We owe (the fans), we owe (the fans), so it's off to work we go!

The 2012 Mets improved themselves at the Late Fall Meetings by adding three quality arms in the bullpen.  Jon Rauch will be the primary set-up man and can be counted on to pitch as many days as he is needed.  Frank Francisco may not have dominant numbers, but he has been a model of consistency over the past four seasons and is a legitimate strikeout pitcher.  Ramon Ramirez has the potential to be the best reliever in the Mets' bullpen.  He doesn't depend on the strikeout to retire batters.  Rather, he makes opposing hitters swing at his pitch, and allows mostly singles when he does give up hits, which over the past few seasons has become a rare sight.

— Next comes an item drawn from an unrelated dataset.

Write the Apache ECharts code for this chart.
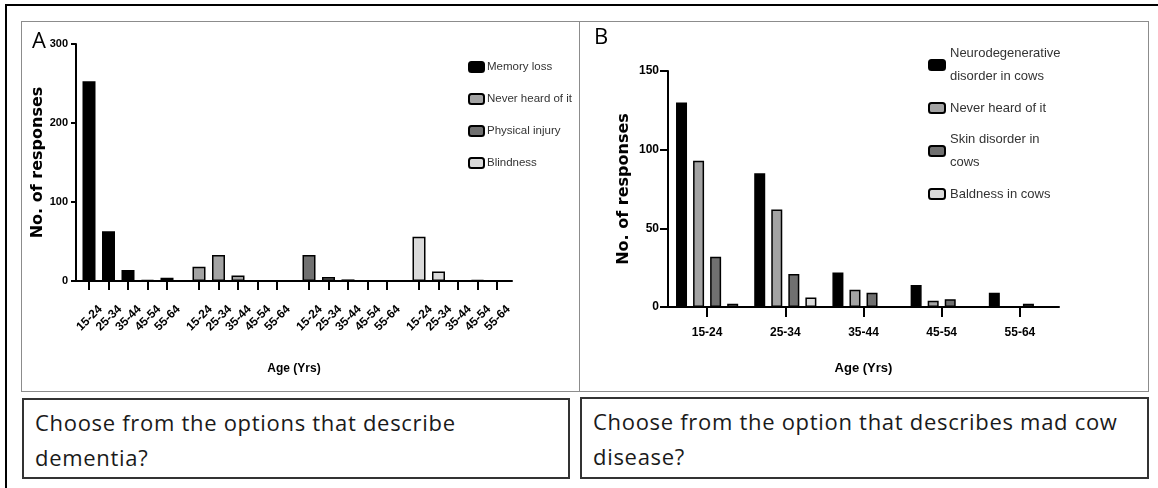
<!DOCTYPE html>
<html>
<head>
<meta charset="utf-8">
<script src="https://cdn.jsdelivr.net/npm/echarts@6/dist/echarts.min.js"></script>
<style>
  body { margin: 0; background: #fff; }
  #wrap { position: relative; width: 1158px; height: 488px; overflow: hidden; background: #fff; }
  .frame { position: absolute; box-sizing: border-box; }
  .outer { left: 5px; top: 4px; width: 1200px; height: 600px; border: 2px solid #000; }
  .panel { top: 21px; height: 371px; border: 1.5px solid #8c8c8c; }
  .question {
    border: 2px solid #333; padding: 5px 0 0 11px;
    font-family: 'Open Sans', 'Noto Sans', sans-serif; font-size: 22px; line-height: 35px;
    letter-spacing: 0.7px; color: #1a1a1a;
  }
  #chart { position: absolute; left: 0; top: 0; width: 1158px; height: 488px; }
</style>
</head>
<body>
<div id="wrap">
  <div class="frame outer"></div>
  <div class="frame panel" style="left:21px;width:559px;"></div>
  <div class="frame panel" style="left:579px;width:570px;"></div>
  <div class="frame question" style="left:22px;top:398px;width:548px;height:81px;">Choose from the options that describe<br>dementia?</div>
  <div class="frame question" style="left:580px;top:397px;width:569px;height:82px;">Choose from the option that describes mad cow<br>disease?</div>
  <div id="chart"></div>
</div>
<script>
// age groups used on both panels
const ageGroups = ['15-24', '25-34', '35-44', '45-54', '55-64']

// Panel A: "Choose from the options that describe dementia?"
const namesA = ['Memory loss', 'Never heard of it', 'Physical injury', 'Blindness']
const memoryLoss = [253, 63, 14, 1, 4]
const neverHeardA = [18, 33, 7, 0, 0]
const physicalInjury = [33, 5, 2, 0, 0]
const blindness = [56, 12, 0, 1, 0]
const ticksA = [0, 100, 200, 300]

// Panel B: "Choose from the option that describes mad cow disease?"
const namesB = ['Neurodegenerative disorder in cows', 'Never heard of it', 'Skin disorder in cows', 'Baldness in cows']
const legendLinesB = ['Neurodegenerative\ndisorder in cows', 'Never heard of it', 'Skin disorder in\ncows', 'Baldness in cows']
const neurodegenerative = [130, 85, 22, 14, 9]
const neverHeardB = [93, 62, 11, 4, 0]
const skinDisorder = [32, 21, 9, 5, 2]
const baldness = [2, 6, 0, 0, 0]
const ticksB = [0, 50, 100, 150]

const fills = ['#000000', '#a3a3a3', '#707070', '#dadada']
const axisFont = "'Liberation Sans', Arial, sans-serif"
const nameFont = "'DejaVu Sans', sans-serif"

const chart = echarts.init(document.getElementById('chart'))

// panel A groups sit in their own small grids so the gaps between groups match
const groupLeft = [79.25, 189.25, 299.25, 409.25]
const seriesA = [memoryLoss, neverHeardA, physicalInjury, blindness]
const seriesB = [neurodegenerative, neverHeardB, skinDisorder, baldness]

const grids = [{ left: 76, top: 44, width: 436, height: 237 }]
groupLeft.forEach((l) => grids.push({ left: l, top: 44, width: 97.5, height: 237 }))
grids.push({ left: 668, top: 71, width: 391, height: 236 })

const xAxes = [
  {
    gridIndex: 0, type: 'value', min: 0, max: 1,
    axisLine: { show: true, lineStyle: { color: '#000', width: 2 } },
    axisTick: { show: false }, axisLabel: { show: false }, splitLine: { show: false },
    name: 'Age (Yrs)', nameLocation: 'middle', nameGap: 82,
    nameTextStyle: { fontFamily: axisFont, fontWeight: 'bold', fontSize: 12, color: '#000' },
  },
]
const yAxes = [
  {
    gridIndex: 0, type: 'value', min: ticksA[0], max: ticksA[ticksA.length - 1], interval: ticksA[1] - ticksA[0],
    axisLine: { show: true, lineStyle: { color: '#000', width: 2 } },
    axisTick: { show: true, length: 5, lineStyle: { color: '#000', width: 2 } },
    axisLabel: { margin: 8, fontFamily: axisFont, fontWeight: 'bold', fontSize: 11, color: '#000' },
    splitLine: { show: false },
    name: 'No. of responses', nameLocation: 'middle', nameGap: 27,
    nameTextStyle: { fontFamily: nameFont, fontWeight: 'bold', fontSize: 16, color: '#000' },
  },
]
groupLeft.forEach((l, i) => {
  xAxes.push({
    gridIndex: i + 1, type: 'category', data: ageGroups,
    axisLine: { show: false },
    axisTick: { show: true, interval: 0, alignWithLabel: true, length: 9, lineStyle: { color: '#000', width: 2 } },
    axisLabel: {
      interval: 0, hideOverlap: false, rotate: 45, margin: 15, verticalAlign: 'top', padding: [10, 0, 0, 0],
      fontFamily: axisFont, fontWeight: 'bold', fontSize: 12, color: '#000',
    },
  })
  yAxes.push({ gridIndex: i + 1, type: 'value', show: false, min: 0, max: 300 })
})
xAxes.push({
  gridIndex: 5, type: 'category', data: ageGroups,
  axisLine: { show: true, lineStyle: { color: '#000', width: 2 } },
  axisTick: { show: true, interval: 0, alignWithLabel: true, length: 10, lineStyle: { color: '#000', width: 2 } },
  axisLabel: { interval: 0, margin: 20, fontFamily: axisFont, fontWeight: 'bold', fontSize: 12, color: '#000' },
  name: 'Age (Yrs)', nameLocation: 'middle', nameGap: 55,
  nameTextStyle: { fontFamily: axisFont, fontWeight: 'bold', fontSize: 13, color: '#000' },
})
yAxes.push({
  gridIndex: 5, type: 'value', min: ticksB[0], max: ticksB[ticksB.length - 1], interval: ticksB[1] - ticksB[0],
  axisLine: { show: true, lineStyle: { color: '#000', width: 2 } },
  axisTick: { show: true, length: 8, lineStyle: { color: '#000', width: 2 } },
  axisLabel: { margin: 9, fontFamily: axisFont, fontWeight: 'bold', fontSize: 12, color: '#000' },
  splitLine: { show: false },
  name: 'No. of responses', nameLocation: 'middle', nameGap: 36,
  nameTextStyle: { fontFamily: nameFont, fontWeight: 'bold', fontSize: 16, color: '#000' },
})

const series = []
seriesA.forEach((data, i) => {
  series.push({
    type: 'bar', name: namesA[i], data: data,
    xAxisIndex: i + 1, yAxisIndex: i + 1, barWidth: 13,
    itemStyle: { color: fills[i], borderColor: '#000', borderWidth: 1.5 },
  })
})
seriesB.forEach((data, i) => {
  series.push({
    type: 'bar', name: namesB[i], data: data,
    xAxisIndex: 5, yAxisIndex: 5, barWidth: 11, barGap: '55%',
    itemStyle: { color: fills[i], borderColor: '#000', borderWidth: 1.5 },
  })
})

const option = {
  animation: false,
  title: [
    { text: 'A', left: 27, top: 26, textStyle: { fontFamily: "'Open Sans', sans-serif", fontWeight: 'normal', fontSize: 22, color: '#000' } },
    { text: 'B', left: 589, top: 22, textStyle: { fontFamily: "'Open Sans', sans-serif", fontWeight: 'normal', fontSize: 22, color: '#000' } },
  ],
  legend: [
    {
      data: namesA, orient: 'vertical', left: 463, top: 55,
      itemWidth: 15, itemHeight: 10, itemGap: 18, selectedMode: false,
      textStyle: { fontFamily: axisFont, fontSize: 11.5, lineHeight: 14, color: '#333', padding: [0, 0, 0, -2] },
    },
    {
      data: namesB, orient: 'vertical', left: 923, top: 37,
      itemWidth: 16, itemHeight: 10, itemGap: 8.5, selectedMode: false,
      formatter: (name) => legendLinesB[namesB.indexOf(name)],
      textStyle: { fontFamily: axisFont, fontSize: 13, lineHeight: 23, color: '#333' },
    },
  ],
  grid: grids,
  xAxis: xAxes,
  yAxis: yAxes,
  series: series,
}

chart.setOption(option)
</script>
</body>
</html>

I can deal without Andres Torres in the outfield, but at least he does possess some speed, which the Mets will need now that Jose Reyes is no longer on the team.  Plus, there's always a chance that he might be able to find some of that 2010 magic in his tank, although is .221 average and 19 RBI in 398 at-bats last year reminded me a little too much of Luis Castillo.

For now, it appears that Sandy Alderson is trying his best to mold this team in his image.  He is getting quality players without spending top dollar or too many years of commitments.  It's still too early to know what this will mean for the 2012 Mets.  But at least it shows that it won't just be 20 Buffalo Bisons and a handful of veterans sitting in the dugout at Citi Field next season.  For the amount of money Sandy has to play with, I'd say he's doing a pretty good job.